Prayer can be public as when we boldly proclaim the Lord’s Prayer as part of the Communion Liturgy, pray the Prayer Day, and the Prayers of the Church (Lord, in your mercy, hear our prayer). Corporate prayer in the context of Worship is an integral part of the Lutheran Liturgical Tradition. Prayer can be private (even during Worship as we name those for who we pray in our hearts). Prayer can be formal or informal. Scripted or spontaneous. Original or traditional. Verbal or silent. The one thing they all have in common is that these are the ways in which we communicate with God. Regular prayer, public and private, brings us closer to the Father as we speak to him and listen for his response.
Who should pray?
Everyone. Martin Luther pointed out in the Large Catechism (the faith instruction “manual” for pastors) that prayer is not a practice delegated to a select group of “holy” people. All the saints (all believers) are called to pray. Some people have a natural gift for spontaneous public prayer. Others do not. The Holy Spirit has gifted some believers with a deep desire to pray for others (intercessory prayer). The point is that all believers are to pray – daily and in all circumstance.
How should I pray?
Hands folded or arms wide open. Eyes open or closed. Head bowed or lifted to the sky. Sitting or standing, Find the prayer posture that works best for you.

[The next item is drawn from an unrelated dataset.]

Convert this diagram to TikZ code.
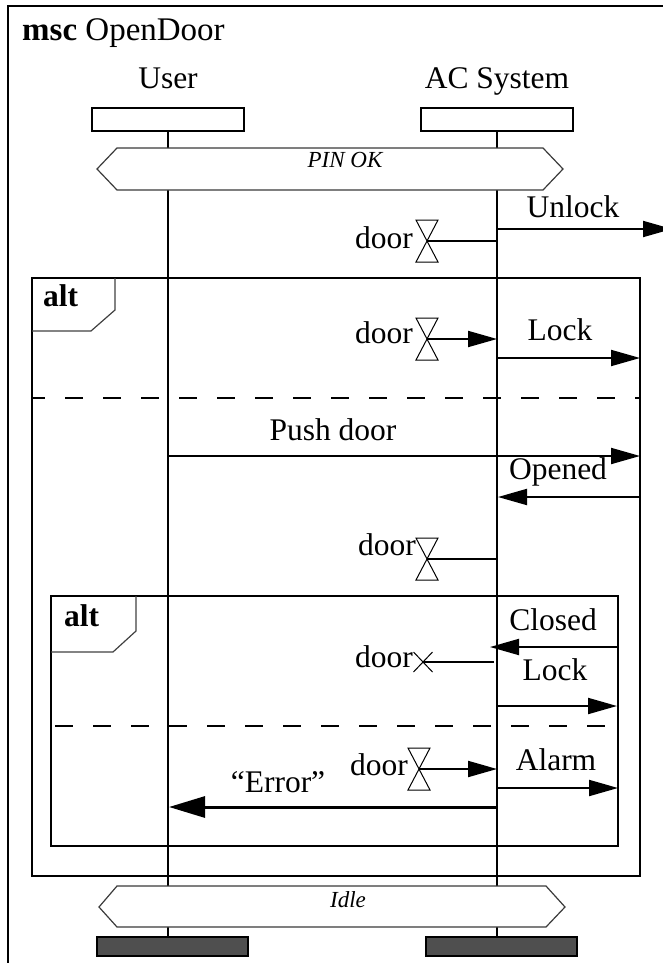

Open your heart and empty it. Lay it before the Lord and start talking, telling him what is on your mind. Don’t try to hide what’s in your heart. If you’re grateful, say “thanks.” If you are in emotional, physical or spiritual pain, say “it hurts.” If you are angry with a situation or with God, boldly tell him. He knows what’s in your heart. He is a kind and gentle father who wants to listen to his children.
Or you can start your prayer by listening and acknowledging God in silence. As David writes in Psalm 46:10 “Be still and know that I am God.” See him in the beauty of a sunset, the loving glow of a child’s smile, in the warmth of a dear friend, and simply acknowledge his presence.
When should I pray?
In good times and bad, when you are grateful (a new job, a smile from a loved one, a nice dinner), when you need help (loss of a job or relationship, financial difficulties, health concerns), when you need guidance or forgiveness, or when you need to forgive.
How will God answer?
God answers in a variety of ways:
1. God may say “yes”
2. God may say “no”
3. God may say “wait”
4. God may say “I have something better in mind for you”
Whatever the answer, know that God is listening. Jesus assures us of this: “Ask, and it will be given to you; search and you will find, knock and the door will be opened for you.” (Matthew 7:8, NRSV). We must trust that he will keep his promise, even when we cannot discern the answer or feel his presence. It is our faith in our good and gracious God that keeps us talking.